Norstein, whose greatest work (so far – he has been working on The Overcoat since 1981) hails from the 1970s, has never settled for one of these modes over the other. He mixes them up from moment to moment, and the effect is extraordinary. Hedgehog in the Fog (1975) takes us from passages of pure abstraction in which a confused hedgehog is lost in a void, to densely detailed evocations of chaotic bodily movement within the physical world.

 

Norstein belongs to a global movement in animation that reigned during the 1960s and ‘70s, including such figures as Norstein’s compatriot Andrei Khrzhanovsky and the Polish-French Walerian Borowczyk. Today, only Jan Švankmajer and the Brothers Quay continue this tradition.
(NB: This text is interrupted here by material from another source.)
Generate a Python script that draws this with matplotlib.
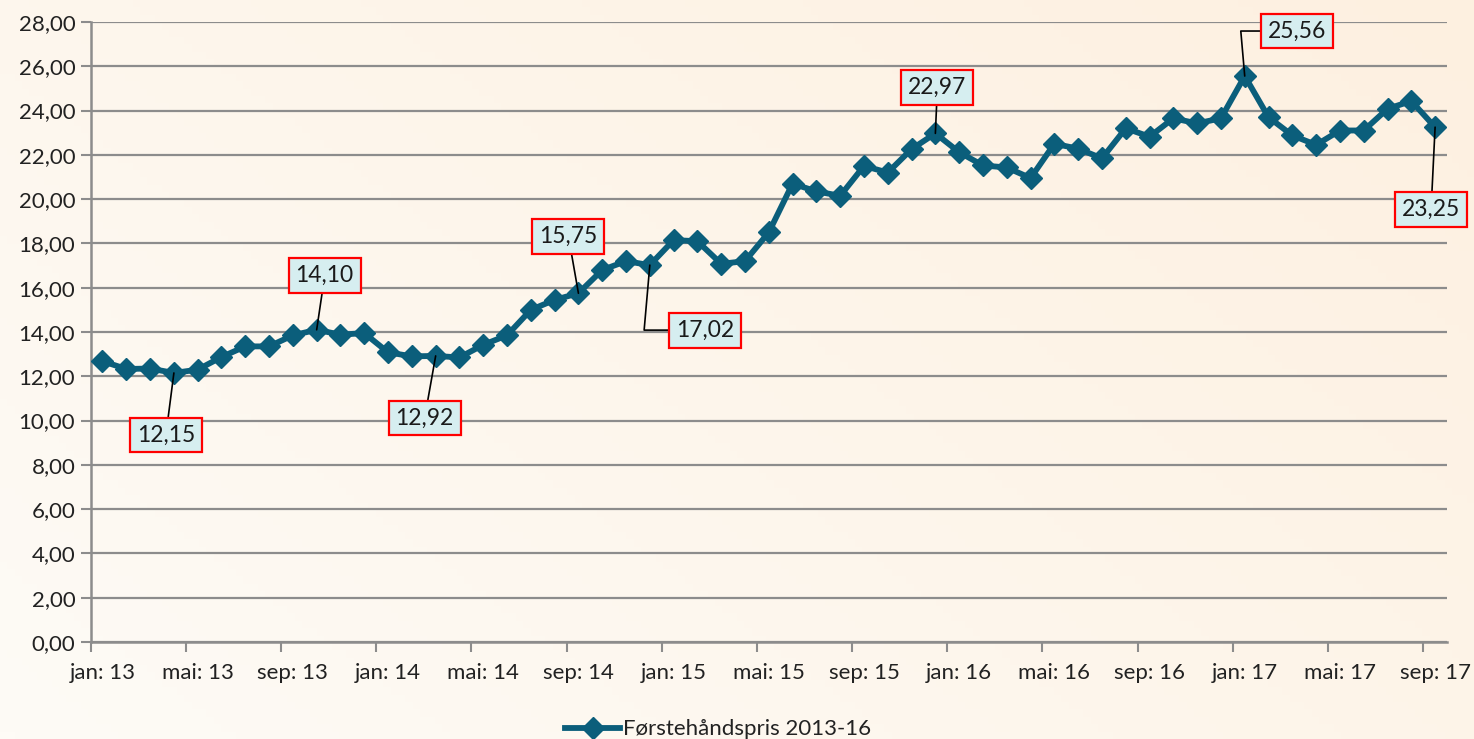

The essence of all their work is a teasing game with the illusionism common to most mainstream animation.

 

Although these filmmakers conjure rich illusions of imaginary worlds, they also keep bringing us back, firmly, to the fact that everything we see is purely a constructed, collage-like image. Paradoxically, this increases the hallucinatory and surreal effects of their finely detailed work.

 

One can see this process, achieved with devastating clarity and power, in Norstein’s Battle of Kerjenets (1971). Working from historic frescoes and other archival material, Norstein brings alive this episode of war – but in a deliberately jarring, never completely realistic way. He even emphasises the marks and cracks in the images he is borrowing. And when his soldiers fall down, this is achieved simply by having a two-dimensional cut-out tip over.

 

Contemporary animation aims, above all, for smoothness of mood and coherence of style. Norstein, an unselfconscious modernist, prizes ruptures on all levels, including the use of a stop-start musical score. In his masterpiece Tale of Tales (1979), he went so far as to juxtapose several works-in-process, each with its own, distinct drawing style. And this creates a constant gear-change between different levels of texture and emotion.

 

The celebrated Russian theorist Mikhail Iampolsky described Tale of Tales as “a film about memory, absorbing within itself the tender and the tragic, poetry and grief, interlacing our past with the present in a fantastic synchronisation”. This “polyphonic quality of history”, he suggested, is “embodied in the actual figurative structure of the film”.

 

Norstein worked in a period when it seemed that, of all the forms and style sof cinema, animation was leading the way in experimentation and innovation. Yet his own career within Russia was a troubled, frequently hampered one. We can be amazed today at the political suspicion which the authorities exercised towards such a seemingly whimsical folk tale as Heron and Crane (1974).

 

By the same token, nothing is ever what it seems in Norstein’s cinematic art. His animations are a superb example of the iceberg principle: only a small part is visible on the surface, and the rest is hidden underneath, hinted at via allusions, juxtapositions and mental leaps. His films, like no other, draw the viewer into this grand work of the imagination.